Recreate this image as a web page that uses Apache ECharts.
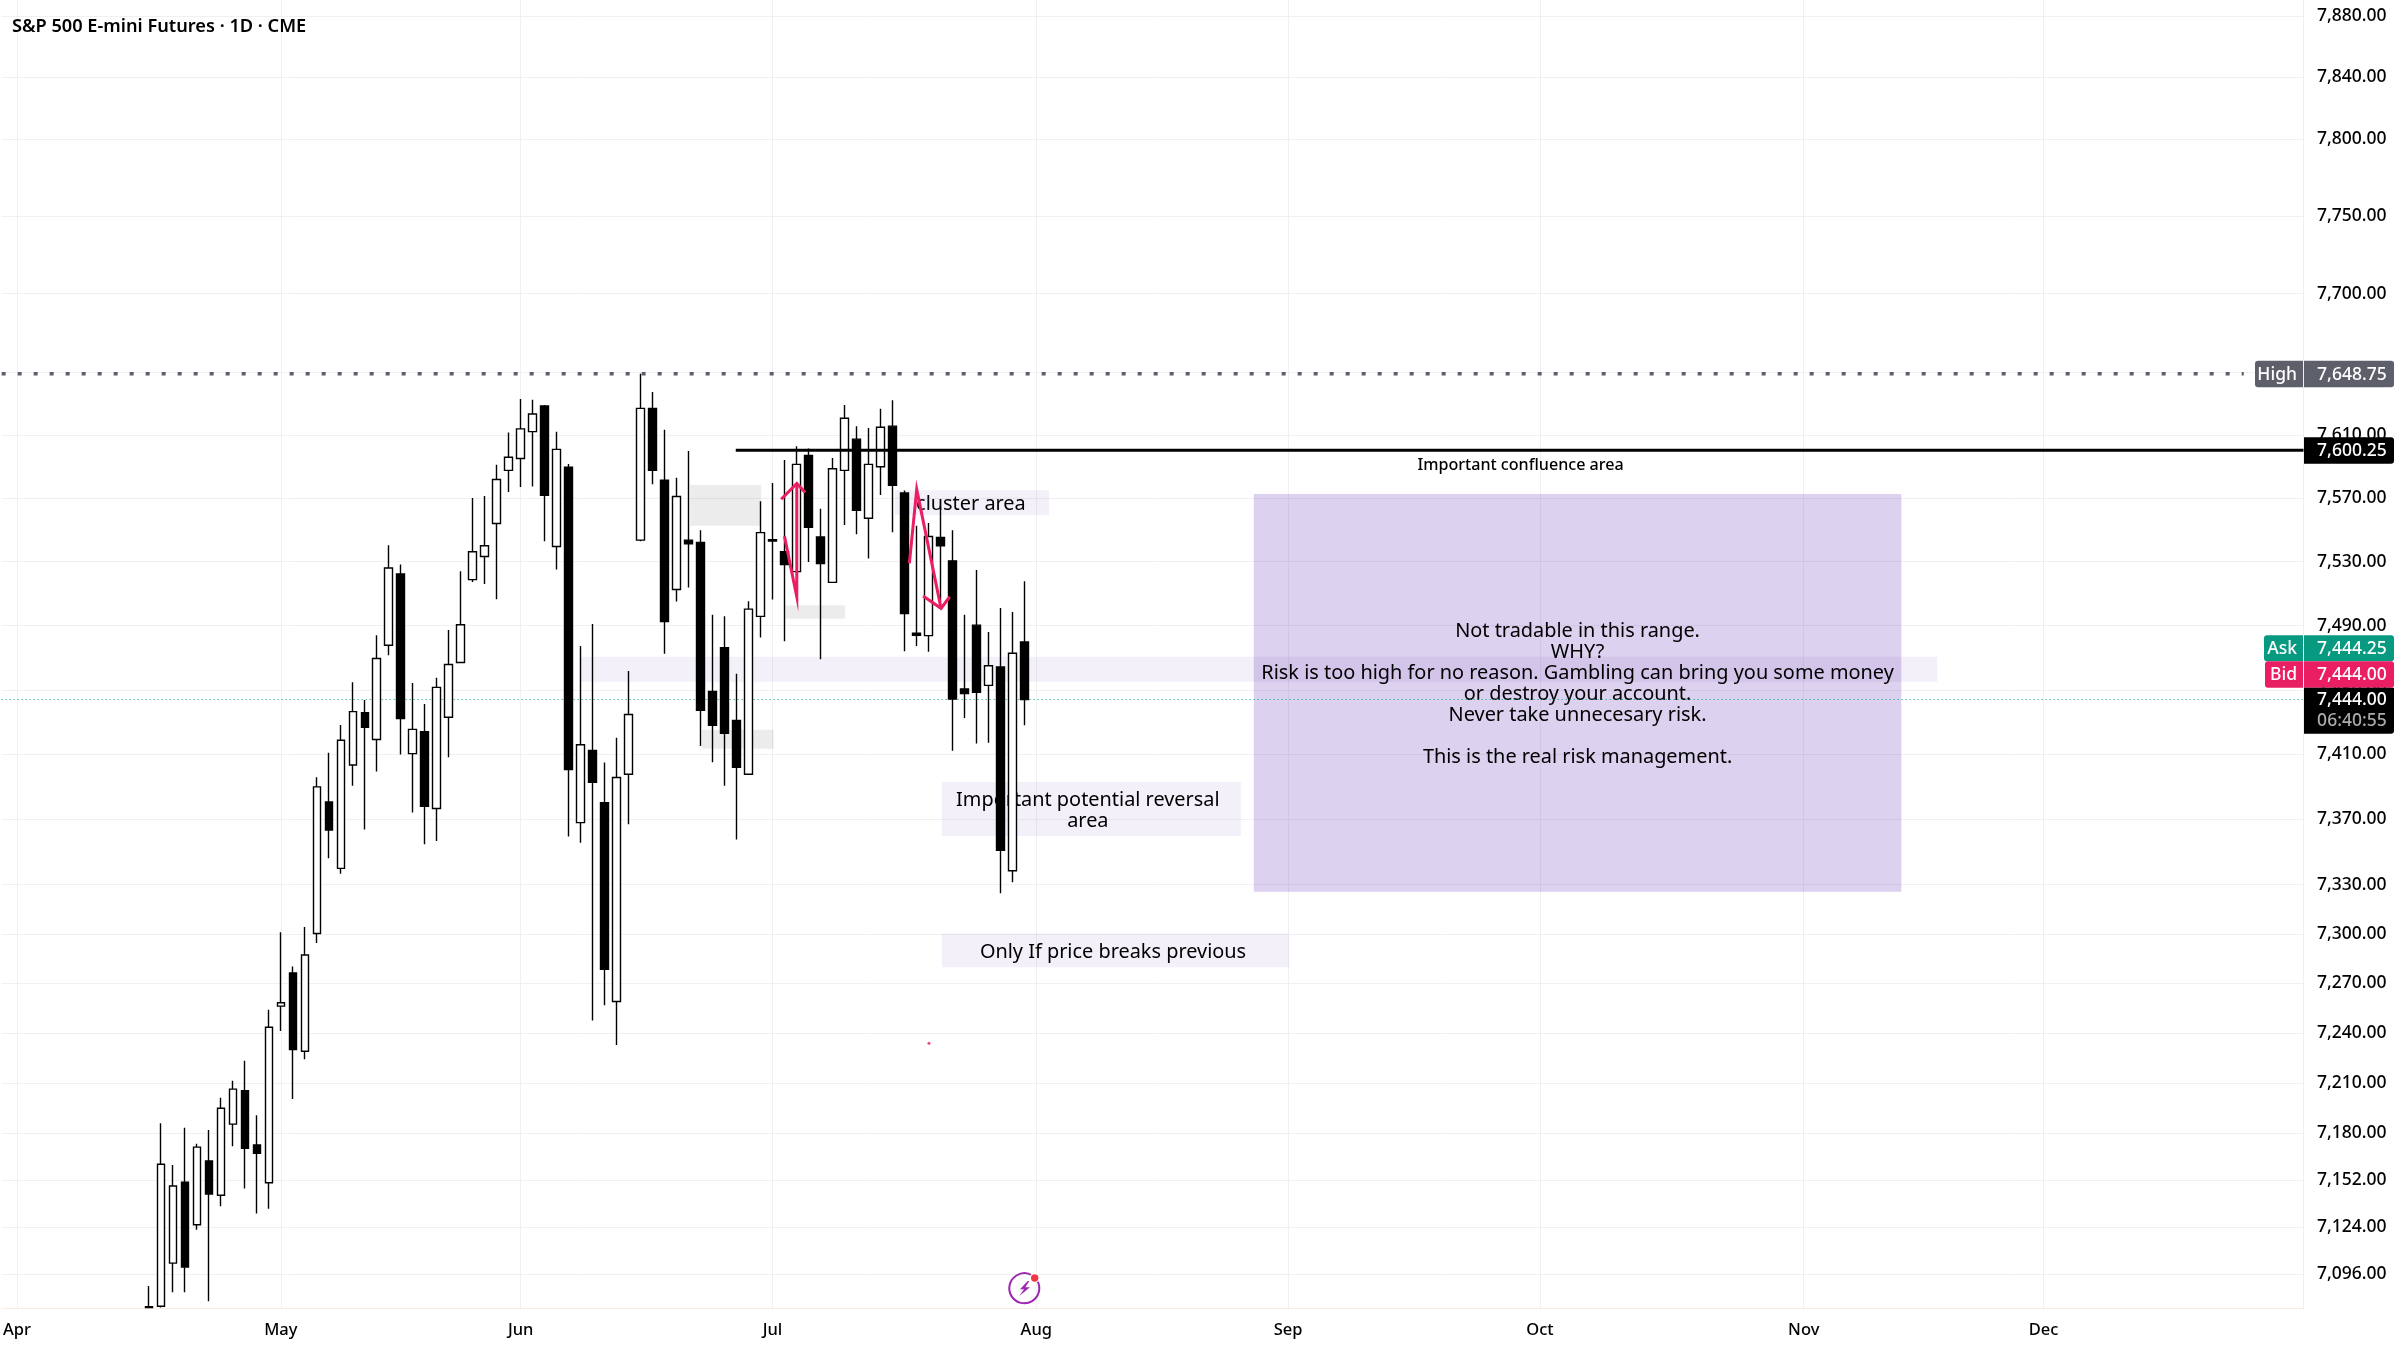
<!DOCTYPE html>
<html><head><meta charset="utf-8"><style>html,body{margin:0;padding:0;background:#fff}#c{width:2402px;height:1350px}</style>
<script src="https://cdn.jsdelivr.net/npm/echarts@6/dist/echarts.min.js"></script></head>
<body><div id="c"></div><script>
const barIndex=[11,12,13,14,15,16,17,18,19,20,21,22,23,24,25,26,27,28,29,30,31,32,33,34,35,36,37,38,39,40,41,42,43,44,45,46,47,48,49,50,51,52,53,54,55,56,57,58,59,60,61,62,63,64,65,66,67,68,69,70,71,72,73,74,75,76,77,78,79,80,81,82,83,84];
const opens=[7076.25,7077,7102.5,7150.5,7125.25,7163.25,7142.75,7185.25,7205.25,7172.75,7150.25,7256.25,7276.25,7229,7300.25,7380.75,7340,7403.5,7435.75,7419.25,7477.75,7522.25,7410.5,7424,7376.75,7433,7467,7518.75,7533.25,7554,7587.5,7595,7612,7628.25,7539.5,7589.5,7368,7412.5,7380.25,7259,7397.75,7543.5,7626.75,7581.25,7512.5,7543.5,7542,7449,7476.25,7431,7397.75,7495.75,7543.75,7536.25,7523.75,7597,7545.5,7517,7587.5,7607.25,7557.25,7589.75,7615.5,7573.25,7485.25,7483.75,7545.25,7530.5,7450.5,7490.25,7452.75,7464.25,7338.5,7479.75];
const highs=[7089,7185.75,7160.75,7183,7173.5,7181.75,7201,7211.25,7223.25,7190.5,7254,7301,7280.25,7304.25,7396,7411,7428.25,7454.75,7443.75,7484,7540.25,7528.25,7454.25,7441.25,7457.5,7487.25,7524,7570,7571.25,7591,7611.5,7632.75,7632.25,7629,7612,7591.5,7477.25,7491,7405,7420.25,7461.75,7648.75,7637.25,7613.25,7582.75,7599.75,7549.75,7496.75,7495.75,7460,7505.25,7568,7579.5,7594,7602.75,7601.25,7563.25,7595.25,7629,7615.5,7614.25,7626.5,7632,7574.75,7552.5,7554.25,7563.75,7549.75,7496.75,7524.75,7486,7501,7498.5,7517.75];
const lows=[7076.25,7076.25,7085.25,7085.25,7122.25,7080,7136.25,7172,7146.75,7132,7134.75,7241.25,7200.25,7224.25,7294.5,7346.25,7336.75,7390.75,7363.75,7399.5,7471.5,7410,7374.25,7354.75,7356.75,7408.25,7467,7517.25,7516,7506.5,7573.75,7577,7577.25,7542.75,7525,7359.5,7355.75,7247.5,7256.75,7232.75,7367,7542.75,7578.75,7472.5,7505,7513.75,7415.25,7405.25,7390.75,7357.75,7397.75,7482.5,7506.25,7480.25,7523.75,7529.75,7469,7517,7553,7547.25,7532,7572,7548.5,7474,7477.25,7473.75,7504.5,7412.25,7432.5,7416.75,7417.25,7324.75,7331.5,7428];
const closes=[7076.75,7161.25,7148.25,7100.25,7171.5,7143.5,7194.75,7206.25,7170.75,7167.75,7243.5,7258.25,7230,7287.25,7390,7363.5,7418.75,7436.5,7426.75,7469.5,7526,7432.25,7425.5,7378,7451.5,7465.75,7490.5,7536.25,7540,7581.75,7595.75,7613.75,7623.25,7571.75,7600.75,7400.75,7416,7392.75,7278.5,7395.75,7434.75,7626.75,7587.5,7492.5,7571,7541.25,7437.25,7428,7423,7402,7500.25,7548.25,7543,7528.25,7591.25,7551.5,7528.75,7588.5,7620.5,7562.25,7591.25,7614.75,7578,7497.5,7484,7545.75,7540,7444.25,7447.75,7448.5,7465,7351,7472.75,7444];
const monthStarts=[0,22,42,63,85,106,127,149,169];
const monthLabels=['Apr','May','Jun','Jul','Aug','Sep','Oct','Nov','Dec'];
const priceTicks=[7880,7840,7800,7750,7700,7650,7610,7570,7530,7490,7450,7410,7370,7330,7300,7270,7240,7210,7180,7152,7124,7096];
const keyLevel=7600.25, highLevel=7648.75, lastPrice=7444;
const zones=[[103.14,7572.5,157.14,7325.75,'rgba(103,58,183,0.23)'],[46.98,7470.5,160.14,7455,'rgba(103,58,183,0.08)'],[73.19,7575,86.06,7559.25,'rgba(103,58,183,0.08)'],[77.14,7393,102.06,7359.75,'rgba(103,58,183,0.08)'],[77.14,7300.25,106.06,7279.75,'rgba(103,58,183,0.08)'],[56.14,7578.25,62.06,7552.5,'rgba(0,0,0,0.075)'],[64.06,7502.75,69.06,7494.25,'rgba(0,0,0,0.075)'],[57.12,7425.25,63.1,7413.5,'rgba(0,0,0,0.075)']];
const notes=[[130.14,7448.25,'Not tradable in this range.\nWHY?\nRisk is too high for no reason. Gambling can bring you some money\nor destroy your account.\nNever take unnecesary risk.\n\nThis is the real risk management.',19.9,400],[89.3,7376.5,'Important potential reversal\narea',19.9,400],[91.4,7290,'Only If price breaks previous',19.9,400],[79.55,7567.25,'cluster area',19.9,400],[125.39,7591.5,'Important confluence area',16.1,500]];
const arrowUp=[[64,7546],[65.03,7508],[65.03,7579.25]];
const arrowUpHead=[[63.73,7569.25],[65.03,7579.25],[65.73,7573.5]];
const arrowDown=[[74.42,7529],[75.03,7575.5],[77.06,7500.75]];
const arrowDownHead=[[75.56,7508.5],[77.06,7500.75],[77.78,7508]];
const strayDot=[[76.05,7233.75]];
const keyLineStart=59.94, axisMinX=-1.28, axisMaxX=190.68, axisMinY=7076, axisMaxY=7890.75, highLineEnd=185.7;

const FONT="'Noto Sans',sans-serif";
const candles=barIndex.map((x,i)=>[x,opens[i],closes[i],lows[i],highs[i]]);
const line=(data,color,width,type,z)=>({type:'line',data,symbol:'none',silent:true,z,clip:true,lineStyle:{color,width,type:type||'solid',cap:'butt',join:'miter'},animation:false});
const chart=echarts.init(document.getElementById('c'),null,{renderer:'canvas'});
chart.setOption({
 animation:false,backgroundColor:'#ffffff',
 title:{text:'S&P 500 E-mini Futures · 1D · CME',left:7,top:12.5,textStyle:{fontFamily:FONT,fontSize:18.2,fontWeight:600,color:'#000'}},
 grid:{left:0,right:98.5,top:0,bottom:42,containLabel:false},
 xAxis:{type:'value',min:axisMinX,max:axisMaxX,
  axisLine:{show:true,onZero:false,lineStyle:{color:'#f8ede2',width:1}},
  axisTick:{show:false,customValues:monthStarts},
  axisLabel:{customValues:monthStarts,formatter:v=>monthLabels[monthStarts.indexOf(v)]||'',fontFamily:FONT,fontSize:16.5,fontWeight:500,color:'#000',margin:14},
  splitLine:{show:true,lineStyle:{color:'#f0f0f0',width:1}}},
 yAxis:{type:'log',logBase:10,position:'right',min:axisMinY,max:axisMaxY,
  axisLine:{show:true,onZero:false,lineStyle:{color:'#f8ede2',width:1}},
  axisTick:{show:false,customValues:priceTicks},
  axisLabel:{customValues:priceTicks,align:'right',margin:83,formatter:v=>Number(v).toLocaleString('en-US',{minimumFractionDigits:2,maximumFractionDigits:2}),fontFamily:FONT,fontSize:17.5,fontWeight:500,color:'#000'},
  splitLine:{show:true,lineStyle:{color:'#f0f0f0',width:1}}},
 series:[
  {type:'custom',z:1,silent:true,data:zones.map(r=>r.slice(0,4)),encode:{x:[0,2],y:[1,3]},
   renderItem:(p,api)=>{const a=api.coord([api.value(0),api.value(1)]),b=api.coord([api.value(2),api.value(3)]);
    return {type:'rect',shape:{x:a[0],y:a[1],width:b[0]-a[0],height:b[1]-a[1]},style:{fill:zones[p.dataIndex][4]}}}},
  {type:'custom',z:1,silent:true,data:notes.map(r=>r.slice(0,2)),encode:{x:0,y:1},
   renderItem:(p,api)=>{const a=api.coord([api.value(0),api.value(1)]),n=notes[p.dataIndex];
    return {type:'text',style:{x:a[0],y:a[1]+1.5,text:n[2],align:'center',verticalAlign:'middle',font:`${n[4]} ${n[3]}px ${FONT}`,lineHeight:21,fill:'#000'}}}},
  line([[axisMinX,highLevel],[highLineEnd,highLevel]],'#5d606b',3.5,[4,12],1),
  line([[axisMinX,lastPrice],[axisMaxX,lastPrice]],'#089981',1,[1,3],1),
  {type:'candlestick',z:3,silent:true,barWidth:8,data:candles,encode:{x:0,y:[1,2,3,4]},
   itemStyle:{color:'#ffffff',color0:'#000000',borderColor:'#000000',borderColor0:'#000000',borderWidth:1.4}},
  line([[keyLineStart,keyLevel],[axisMaxX,keyLevel]],'#000000',3,'solid',5),
  line(arrowUp,'#e91e63',3,'solid',6),line(arrowUpHead,'#e91e63',3,'solid',6),
  line(arrowDown,'#e91e63',3,'solid',6),line(arrowDownHead,'#e91e63',3,'solid',6),
  {type:'scatter',z:6,silent:true,data:strayDot,symbolSize:3,itemStyle:{color:'#e91e63'}}
 ]
});
const Y=v=>chart.convertToPixel({yAxisIndex:0},v);
const tag=(x,y,w,h,fill,r)=>({type:'rect',z:100,shape:{x,y,width:w,height:h,r:r||0},style:{fill}});
const txt=(x,y,text,fill,align)=>({type:'text',z:101,x,y:y+1,style:{text,fill,align:align||'right',verticalAlign:'middle',font:`500 17.5px ${FONT}`}});
const yH=Y(highLevel),yK=Y(keyLevel),yL=Y(lastPrice);
const fmt=v=>v.toLocaleString('en-US',{minimumFractionDigits:2,maximumFractionDigits:2});
chart.setOption({graphic:{elements:[
 tag(2255,yH-13,48,26.5,'#5d606b',[3,0,0,3]),tag(2304,yH-13,90,26.5,'#5d606b',[0,3,3,0]),
 txt(2297,yH,'High','#fff'),txt(2386.7,yH,fmt(highLevel),'#fff'),
 tag(2304,yK-13,90,26.5,'#000',[0,3,3,0]),txt(2386.7,yK,fmt(keyLevel),'#fff'),
 tag(2264,635.3,39,26,'#089981',[3,0,0,3]),tag(2304,635.3,90,26,'#089981',[0,3,3,0]),
 txt(2297,648.3,'Ask','#fff'),txt(2386.7,648.3,'7,444.25','#fff'),
 tag(2265,661.3,38,26.4,'#e91e63',[3,0,0,3]),tag(2304,661.3,90,26.4,'#e91e63',[0,3,3,0]),
 txt(2297,674.5,'Bid','#fff'),txt(2386.7,674.5,'7,444.00','#fff'),
 tag(2304,687.7,90,46,'#000',[0,0,3,0]),txt(2386.7,yL,fmt(lastPrice),'#fff'),txt(2386.7,720,'06:40:55','#aaaaaa'),
 {type:'arc',z:100,shape:{cx:1024.3,cy:1288.3,r:15,startAngle:-0.55,endAngle:-1.0,clockwise:true},style:{stroke:'#9c27b0',lineWidth:2,fill:null}},
 {type:'polygon',z:100,shape:{points:[[1027.7,1281],[1020,1289.3],[1024,1289.3],[1019.3,1296],[1030,1287.3],[1025.3,1287.3],[1029.3,1281]]},style:{fill:'#9c27b0'}},
 {type:'circle',z:100,shape:{cx:1034.7,cy:1278,r:5},style:{fill:'#fff'}},
 {type:'circle',z:101,shape:{cx:1034.7,cy:1278,r:3.7},style:{fill:'#f23645'}}
]}});
</script></body></html>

— Stated problem —
Only the number is required: the count of lines containing the word "this".

— Written answer —
2